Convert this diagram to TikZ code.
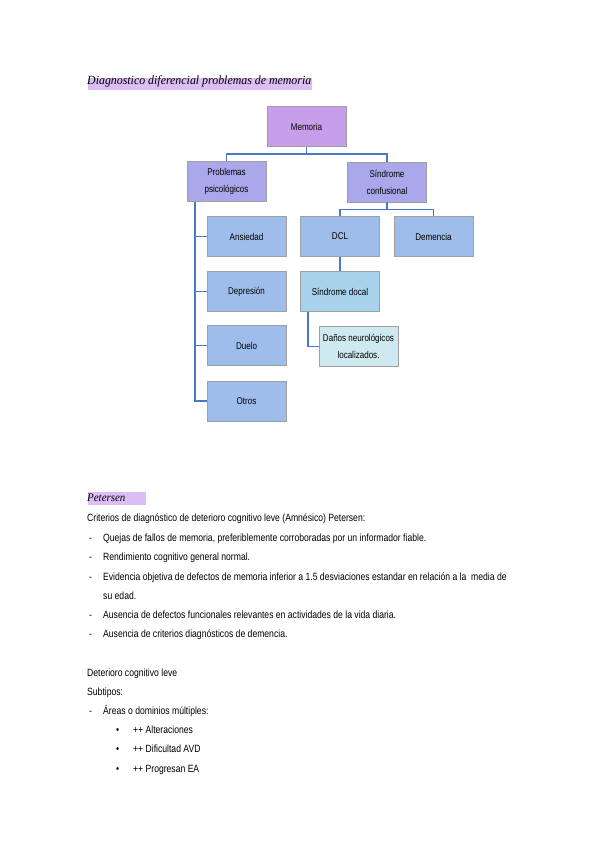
\documentclass[tikz,border=0pt]{standalone}
\usepackage{fontspec}
\setmainfont{Liberation Sans}[FakeStretch=0.82]
\newfontfamily\titlefont{Liberation Serif}[FakeStretch=0.95]
\usetikzlibrary{shadows}
\definecolor{cMem}{HTML}{C79EEA}
\definecolor{cLav}{HTML}{AAA8EA}
\definecolor{cBlue}{HTML}{9FBDEB}
\definecolor{cSky}{HTML}{A8D1EC}
\definecolor{cPale}{HTML}{CFE9F1}
\definecolor{cLine}{HTML}{4A78C4}
\definecolor{cHi}{HTML}{DDBDF5}
\definecolor{cBorder}{HTML}{A0A0A0}
\tikzset{
  box/.style={draw=cBorder, line width=0.7pt, minimum width=79pt, minimum height=40pt,
    align=center, font=\fontsize{9.8}{17}\selectfont, inner sep=2pt,
    drop shadow={opacity=0.18, shadow xshift=0.8pt, shadow yshift=-0.8pt}},
  conn/.style={draw=cLine, line width=1.5pt},
  txt/.style={anchor=base west, inner sep=0pt, font=\fontsize{10.5}{12}\selectfont},
  hi/.style={fill=cHi, draw=none}
}
\begin{document}
\begin{tikzpicture}[x=1pt,y=-1pt]
\useasboundingbox[fill=white] (0,0) rectangle (599,848);
% title
\fill[hi] (88,78) rectangle (312,90);
\node[anchor=base west, inner sep=0pt, font=\titlefont\itshape\fontsize{12.5}{14}\selectfont] (title) at (87,85) {Diagnostico diferencial problemas de memoria};
% boxes
\node[box, fill=cMem] (mem) at (306.5,126.5) {Memoria};
\node[box, fill=cLav] (prob) at (226.5,181.5) {Problemas\\psicológicos};
\node[box, fill=cLav] (sc) at (387,182) {Síndrome\\confusional};
\node[box, fill=cBlue] (ans) at (246.5,236.5) {Ansiedad};
\node[box, fill=cBlue] (dcl) at (340,236.5) {DCL};
\node[box, fill=cBlue] (dem) at (433.5,236.5) {Demencia};
\node[box, fill=cBlue] (dep) at (246.5,291.5) {Depresión};
\node[box, fill=cSky] (sf) at (340,291.5) {Síndrome docal};
\node[box, fill=cPale] (dan) at (358.5,346.5) {Daños neurológicos\\localizados.};
\node[box, fill=cBlue] (duelo) at (246.5,345.5) {Duelo};
\node[box, fill=cBlue] (otros) at (246.5,401) {Otros};
% connectors
\draw[conn] (mem.south) -- ++(0,7) -| (prob.north);
\draw[conn] (mem.south) -- ++(0,7) -| (sc.north);
\draw[conn] ([xshift=8.5pt]prob.south west) |- (ans.west);
\draw[conn] ([xshift=8.5pt]prob.south west) |- (dep.west);
\draw[conn] ([xshift=8.5pt]prob.south west) |- (duelo.west);
\draw[conn] ([xshift=8.5pt]prob.south west) |- (otros.west);
\draw[conn] (sc.south) -- ++(0,7) -| (dcl.north);
\draw[conn] (sc.south) -- ++(0,7) -| (dem.north);
\draw[conn] (dcl.south) -- (sf.north);
\draw[conn] ([xshift=8pt]sf.south west) |- (dan.west);
% Petersen
\fill[hi] (88,492) rectangle (146,505);
\node[anchor=base west, inner sep=0pt, font=\titlefont\itshape\fontsize{11.5}{13}\selectfont] (pet) at (87,501) {Petersen};
\node[txt] (t1) at (87,521) {Criterios de diagnóstico de deterioro cognitivo leve (Amnésico) Petersen:};
\node[txt] (d1) at (89,541) {-};
\node[txt] (t2) at (103,541) {Quejas de fallos de memoria, preferiblemente corroboradas por un informador fiable.};
\node[txt] (d2) at (89,560) {-};
\node[txt] (t3) at (103,560) {Rendimiento cognitivo general normal.};
\node[txt] (d3) at (89,580) {-};
\node[txt] (t4) at (103,580) {Evidencia objetiva de defectos de memoria inferior a 1.5 desviaciones estandar en relación a la \ media de};
\node[txt] (t4b) at (103,599) {su edad.};
\node[txt] (d4) at (89,618) {-};
\node[txt] (t5) at (103,618) {Ausencia de defectos funcionales relevantes en actividades de la vida diaria.};
\node[txt] (d5) at (89,637) {-};
\node[txt] (t6) at (103,637) {Ausencia de criterios diagnósticos de demencia.};
\node[txt] (t7) at (87,676) {Deterioro cognitivo leve};
\node[txt] (t8) at (87,695) {Subtipos:};
\node[txt] (d6) at (89,714) {-};
\node[txt] (t9) at (103,714) {Áreas o dominios múltiples:};
\node[txt] (b1) at (116,733) {\textbullet};
\node[txt] (t10) at (133,733) {++ Alteraciones};
\node[txt] (b2) at (116,752) {\textbullet};
\node[txt] (t11) at (133,752) {++ Dificultad AVD};
\node[txt] (b3) at (116,772) {\textbullet};
\node[txt] (t12) at (133,772) {++ Progresan EA};
\end{tikzpicture}
\end{document}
---------------
-- Your goal --
Quote the data above in full and without alteration; skip the pictures.

-- Exercise result --
Convert this diagram to TikZ code.
\documentclass[tikz,border=0pt]{standalone}
\usepackage{fontspec}
\setmainfont{Liberation Sans}[FakeStretch=0.82]
\newfontfamily\titlefont{Liberation Serif}[FakeStretch=0.95]
\usetikzlibrary{shadows}
\definecolor{cMem}{HTML}{C79EEA}
\definecolor{cLav}{HTML}{AAA8EA}
\definecolor{cBlue}{HTML}{9FBDEB}
\definecolor{cSky}{HTML}{A8D1EC}
\definecolor{cPale}{HTML}{CFE9F1}
\definecolor{cLine}{HTML}{4A78C4}
\definecolor{cHi}{HTML}{DDBDF5}
\definecolor{cBorder}{HTML}{A0A0A0}
\tikzset{
  box/.style={draw=cBorder, line width=0.7pt, minimum width=79pt, minimum height=40pt,
    align=center, font=\fontsize{9.8}{17}\selectfont, inner sep=2pt,
    drop shadow={opacity=0.18, shadow xshift=0.8pt, shadow yshift=-0.8pt}},
  conn/.style={draw=cLine, line width=1.5pt},
  txt/.style={anchor=base west, inner sep=0pt, font=\fontsize{10.5}{12}\selectfont},
  hi/.style={fill=cHi, draw=none}
}
\begin{document}
\begin{tikzpicture}[x=1pt,y=-1pt]
\useasboundingbox[fill=white] (0,0) rectangle (599,848);
% title
\fill[hi] (88,78) rectangle (312,90);
\node[anchor=base west, inner sep=0pt, font=\titlefont\itshape\fontsize{12.5}{14}\selectfont] (title) at (87,85) {Diagnostico diferencial problemas de memoria};
% boxes
\node[box, fill=cMem] (mem) at (306.5,126.5) {Memoria};
\node[box, fill=cLav] (prob) at (226.5,181.5) {Problemas\\psicológicos};
\node[box, fill=cLav] (sc) at (387,182) {Síndrome\\confusional};
\node[box, fill=cBlue] (ans) at (246.5,236.5) {Ansiedad};
\node[box, fill=cBlue] (dcl) at (340,236.5) {DCL};
\node[box, fill=cBlue] (dem) at (433.5,236.5) {Demencia};
\node[box, fill=cBlue] (dep) at (246.5,291.5) {Depresión};
\node[box, fill=cSky] (sf) at (340,291.5) {Síndrome docal};
\node[box, fill=cPale] (dan) at (358.5,346.5) {Daños neurológicos\\localizados.};
\node[box, fill=cBlue] (duelo) at (246.5,345.5) {Duelo};
\node[box, fill=cBlue] (otros) at (246.5,401) {Otros};
% connectors
\draw[conn] (mem.south) -- ++(0,7) -| (prob.north);
\draw[conn] (mem.south) -- ++(0,7) -| (sc.north);
\draw[conn] ([xshift=8.5pt]prob.south west) |- (ans.west);
\draw[conn] ([xshift=8.5pt]prob.south west) |- (dep.west);
\draw[conn] ([xshift=8.5pt]prob.south west) |- (duelo.west);
\draw[conn] ([xshift=8.5pt]prob.south west) |- (otros.west);
\draw[conn] (sc.south) -- ++(0,7) -| (dcl.north);
\draw[conn] (sc.south) -- ++(0,7) -| (dem.north);
\draw[conn] (dcl.south) -- (sf.north);
\draw[conn] ([xshift=8pt]sf.south west) |- (dan.west);
% Petersen
\fill[hi] (88,492) rectangle (146,505);
\node[anchor=base west, inner sep=0pt, font=\titlefont\itshape\fontsize{11.5}{13}\selectfont] (pet) at (87,501) {Petersen};
\node[txt] (t1) at (87,521) {Criterios de diagnóstico de deterioro cognitivo leve (Amnésico) Petersen:};
\node[txt] (d1) at (89,541) {-};
\node[txt] (t2) at (103,541) {Quejas de fallos de memoria, preferiblemente corroboradas por un informador fiable.};
\node[txt] (d2) at (89,560) {-};
\node[txt] (t3) at (103,560) {Rendimiento cognitivo general normal.};
\node[txt] (d3) at (89,580) {-};
\node[txt] (t4) at (103,580) {Evidencia objetiva de defectos de memoria inferior a 1.5 desviaciones estandar en relación a la \ media de};
\node[txt] (t4b) at (103,599) {su edad.};
\node[txt] (d4) at (89,618) {-};
\node[txt] (t5) at (103,618) {Ausencia de defectos funcionales relevantes en actividades de la vida diaria.};
\node[txt] (d5) at (89,637) {-};
\node[txt] (t6) at (103,637) {Ausencia de criterios diagnósticos de demencia.};
\node[txt] (t7) at (87,676) {Deterioro cognitivo leve};
\node[txt] (t8) at (87,695) {Subtipos:};
\node[txt] (d6) at (89,714) {-};
\node[txt] (t9) at (103,714) {Áreas o dominios múltiples:};
\node[txt] (b1) at (116,733) {\textbullet};
\node[txt] (t10) at (133,733) {++ Alteraciones};
\node[txt] (b2) at (116,752) {\textbullet};
\node[txt] (t11) at (133,752) {++ Dificultad AVD};
\node[txt] (b3) at (116,772) {\textbullet};
\node[txt] (t12) at (133,772) {++ Progresan EA};
\end{tikzpicture}
\end{document}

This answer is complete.